If I'm interpreting the documentation right, one method would be to enclose each fragment in a

<q type="mentioned"></q>

tag, between div and p, like so:

<div type="textpart" subtype="fragment" n="3">
<q type="mentioned" corresp="URN of John 1,5">
<p>Τὸ θεολογούμενον φῶς λυτικόν ἐστι πάσης σκοτίας καὶ ἀγνοίας...</p>
</q>
</div>

Alternatively, I'm wondering if we could just add the corresp attribute to the div?

e.g.

<div type="textpart" subtype="fragment" n="3" corresp="URN of John 1,5">
<p>Τὸ θεολογούμενον φῶς λυτικόν ἐστι πάσης σκοτίας καὶ ἀγνοίας...</p>
</div>
PonteIneptique commented 8 years ago

I'd prefer <q> the way you propose, if it is compliant (other wise put the q in the p).
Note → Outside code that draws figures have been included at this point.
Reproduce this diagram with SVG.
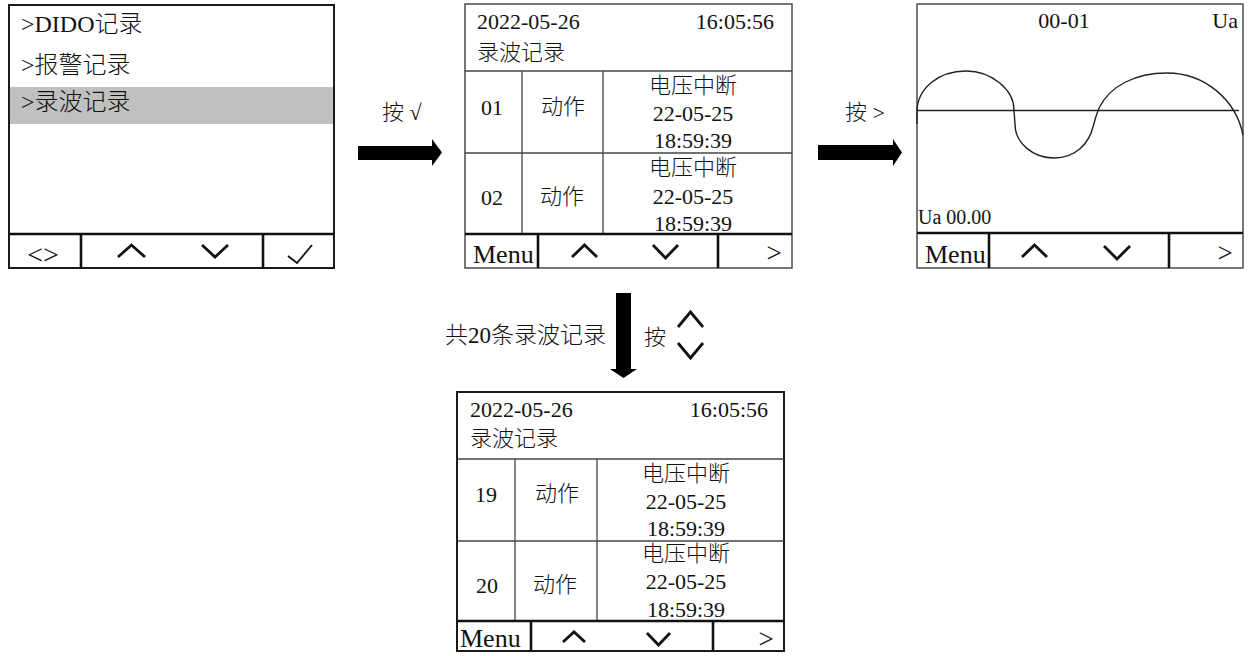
<svg xmlns="http://www.w3.org/2000/svg" width="1248" height="656" viewBox="0 0 1248 656">
<style>
text{font-family:"Liberation Serif","Noto Sans CJK SC",serif;fill:#111;font-weight:300;}
.t22{font-size:22px;}
.t24{font-size:24px;}
.menu{font-size:26px;}
.gt{font-size:27px;}
.mid{text-anchor:middle;}
.end{text-anchor:end;}
.box{fill:#fff;stroke:#555;stroke-width:1.6;}
.box1{fill:#fff;stroke:#1a1a1a;stroke-width:2;}
.cell{stroke:#444;stroke-width:1.3;fill:none;}
.foot{stroke:#111;stroke-width:2.6;fill:none;}
.chev{stroke:#111;stroke-width:2.8;fill:none;stroke-linejoin:miter;}
.arrow{fill:#000;}
</style>

<g id="panel-menu">
  <rect class="box1" x="9" y="5" width="325" height="263"/>
  <rect x="10" y="87" width="323" height="37" fill="#c0c0c0"/>
  <text class="t24" x="21" y="32">&gt;DIDO记录</text>
  <text class="t24" x="21" y="73">&gt;报警记录</text>
  <text class="t24" x="21" y="110">&gt;录波记录</text>
  <line class="foot" x1="9" y1="234" x2="334" y2="234"/>
  <line class="foot" x1="81" y1="234" x2="81" y2="268"/>
  <line class="foot" x1="263" y1="234" x2="263" y2="268"/>
  <text class="mid" x="43" y="264" style="font-size:28px">&lt;&gt;</text>
  <polyline class="chev" points="118,257 131.5,245 145,257"/>
  <polyline class="chev" points="202,245 215,257 228,245"/>
  <path d="M288,256 L297,263 L312,245" fill="none" stroke="#111" stroke-width="1.8"/>
</g>

<g id="panel-list1">
  <rect class="box" x="465" y="4" width="327" height="264"/>
  <line class="cell" x1="465" y1="71" x2="792" y2="71"/>
  <line class="cell" x1="465" y1="153" x2="792" y2="153"/>
  <line class="cell" x1="522" y1="71" x2="522" y2="234"/>
  <line class="cell" x1="603" y1="71" x2="603" y2="234"/>
  <text class="t22" x="477" y="29">2022-05-26</text>
  <text class="t22 end" x="774" y="29">16:05:56</text>
  <text class="t22" x="477" y="60">录波记录</text>
  <text class="t22 mid" x="492" y="115">01</text>
  <text class="t22 mid" x="563" y="114">动作</text>
  <text class="t22 mid" x="693" y="93">电压中断</text>
  <text class="t22 mid" x="693" y="121">22-05-25</text>
  <text class="t22 mid" x="693" y="148">18:59:39</text>
  <text class="t22 mid" x="492" y="205">02</text>
  <text class="t22 mid" x="562" y="204">动作</text>
  <text class="t22 mid" x="693" y="175">电压中断</text>
  <text class="t22 mid" x="693" y="204">22-05-25</text>
  <text class="t22 mid" x="693" y="231">18:59:39</text>
  <line class="foot" x1="465" y1="234" x2="792" y2="234"/>
  <line class="foot" x1="538" y1="234" x2="538" y2="268"/>
  <line class="foot" x1="718" y1="234" x2="718" y2="268"/>
  <text class="menu" x="473" y="263">Menu</text>
  <polyline class="chev" points="572,257 584.5,245 597,257"/>
  <polyline class="chev" points="653,245 665.5,258 678,245"/>
  <text class="gt mid" x="774" y="262">&gt;</text>
</g>

<g id="panel-wave">
  <rect class="box" x="917" y="4" width="326" height="264"/>
  <text class="t22 mid" x="1064" y="28">00-01</text>
  <text class="t22 end" x="1238" y="28">Ua</text>
  <line x1="917" y1="110.5" x2="1239" y2="110.5" stroke="#222" stroke-width="1.4"/>
  <path d="M917,124 L917,112 C917,88 939,71 966,71 C992,71 1014,90 1014,110 L1015,124 C1015,143 1033,158 1054,158 C1076,158 1089,143 1093,127 C1095,119 1097,113 1099,108 C1110,86 1135,73 1167,73 C1205,73 1236,100 1243,135" fill="none" stroke="#222" stroke-width="1.4"/>
  <text x="918" y="224" style="font-size:20px">Ua 00.00</text>
  <line class="foot" x1="917" y1="233" x2="1243" y2="233"/>
  <line class="foot" x1="989" y1="233" x2="989" y2="268"/>
  <line class="foot" x1="1169" y1="233" x2="1169" y2="268"/>
  <text class="menu" x="925" y="263">Menu</text>
  <polyline class="chev" points="1022,257 1034.5,245 1047,257"/>
  <polyline class="chev" points="1104,246 1117,259 1130,246"/>
  <text class="gt mid" x="1225" y="262">&gt;</text>
</g>

<g id="panel-list2">
  <rect class="box1" x="457" y="392" width="327" height="259"/>
  <line class="cell" x1="457" y1="459" x2="784" y2="459"/>
  <line class="cell" x1="457" y1="541" x2="784" y2="541"/>
  <line class="cell" x1="515" y1="459" x2="515" y2="621"/>
  <line class="cell" x1="597" y1="459" x2="597" y2="621"/>
  <text class="t22" x="470" y="417">2022-05-26</text>
  <text class="t22 end" x="768" y="417">16:05:56</text>
  <text class="t22" x="470" y="446">录波记录</text>
  <text class="t22 mid" x="486" y="502">19</text>
  <text class="t22 mid" x="557" y="501">动作</text>
  <text class="t22 mid" x="686" y="481">电压中断</text>
  <text class="t22 mid" x="686" y="509">22-05-25</text>
  <text class="t22 mid" x="686" y="536">18:59:39</text>
  <text class="t22 mid" x="487" y="593">20</text>
  <text class="t22 mid" x="555" y="592">动作</text>
  <text class="t22 mid" x="686" y="561">电压中断</text>
  <text class="t22 mid" x="686" y="589">22-05-25</text>
  <text class="t22 mid" x="686" y="617">18:59:39</text>
  <line class="foot" x1="457" y1="621" x2="784" y2="621"/>
  <line class="foot" x1="531" y1="621" x2="531" y2="651"/>
  <line class="foot" x1="713" y1="621" x2="713" y2="651"/>
  <text class="menu" x="460" y="647">Menu</text>
  <polyline class="chev" points="563,642 574,632 585,642"/>
  <polyline class="chev" points="647,633 658.5,645 670,633"/>
  <text class="gt mid" x="766" y="648">&gt;</text>
</g>

<g id="connectors">
  <path class="arrow" d="M358,146 L432,146 L432,139 L442,152.5 L432,166 L432,160 L358,160 Z"/>
  <text class="t22" x="382" y="120">按 √</text>
  <path class="arrow" d="M818,145 L893,145 L893,139 L902,152.5 L893,166 L893,160 L818,160 Z"/>
  <text class="t22" x="845" y="120">按 &gt;</text>
  <path class="arrow" d="M616,293 L631,293 L631,369 L637,369 L623.5,378 L610,369 L616,369 Z"/>
  <text x="445" y="343" style="font-size:23px">共20条录波记录</text>
  <text class="t22" x="644" y="345">按</text>
  <polyline class="chev" points="678,327 690.5,312 703,327"/>
  <polyline class="chev" points="678,343 690.5,358 703,343"/>
</g>
</svg>
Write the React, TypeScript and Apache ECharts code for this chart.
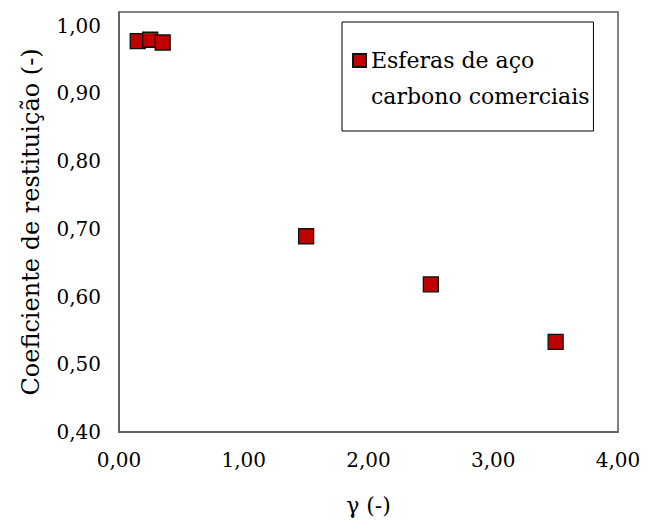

It should make more sense and is more correct :) So option 1 !

jduff-chs commented 8 years ago

<q> is compliant between <div> and <p>! I'll add this layer to these texts this week.

Perhaps a silly question: what are the best URNs to use for biblical citations?

annettegessner commented 8 years ago

This is no silly question at all. Since there are a lot of Bible versions, it would - in theory - depend on the specific version this author chose to cite. Do we already have a solution for matters like these, @sonofmun ?

sonofmun commented 8 years ago

The URN for the New Testament text group is urn:cts:greekLit:tlg0031, for the Septuagint it is urn:cts:greekLit:tlg0527. Each biblical book, then, has its own URN, e.g., the Gospel of Matthew is urn:cts:greekLit:tlg0031.tlg001. So if you wanted to cite Matthew 1:1 in a commentary, the URN would be urn:cts:greekLit:tlg0031.tlg001:1.1. I think we decided to give work-level URNs instead of edition-level URNs to the cited texts in commentaries.

jduff-chs commented 8 years ago

Great, thank you @annettegessner and @sonofmun, that should be very straightforward to accomplish. I'll start working on adding those work-level URNs tomorrow.

gcelano commented 7 years ago

I found a lot of quotations which are not encoded properly (i.e., no markup for them). See for example,

https://raw.githubusercontent.com/OpenGreekAndLatin/First1KGreek/master/data/tlg0018/tlg001/tlg0018.tlg001.opp-grc1.xml

and search for "(Gen. 1,2)"

This is a problem when trying to tokenize.

sonofmun commented 7 years ago

Hi @gcelano, when you notice things like this, it would be great if you could correct them and then do a pull request with the changes.

gcelano commented 7 years ago

@sonofmun, this is a problem comprising a really huge amount of various instances, whose correction requires an agreed-on solution, a common strategy, and dedicated work, which at the moment I cannot provide, working on solving the many issues related to tokenization and pos-tagging of https://github.com/gcelano/LemmatizedAncientGreekXML

sonofmun commented 7 years ago

Hi @gcelano you have already helped a lot finding this instance. If you do find future problems along these same lines, it would be great if you could either note the files and the problems here or, even better, open a new issue for the file with a short description of what is breaking.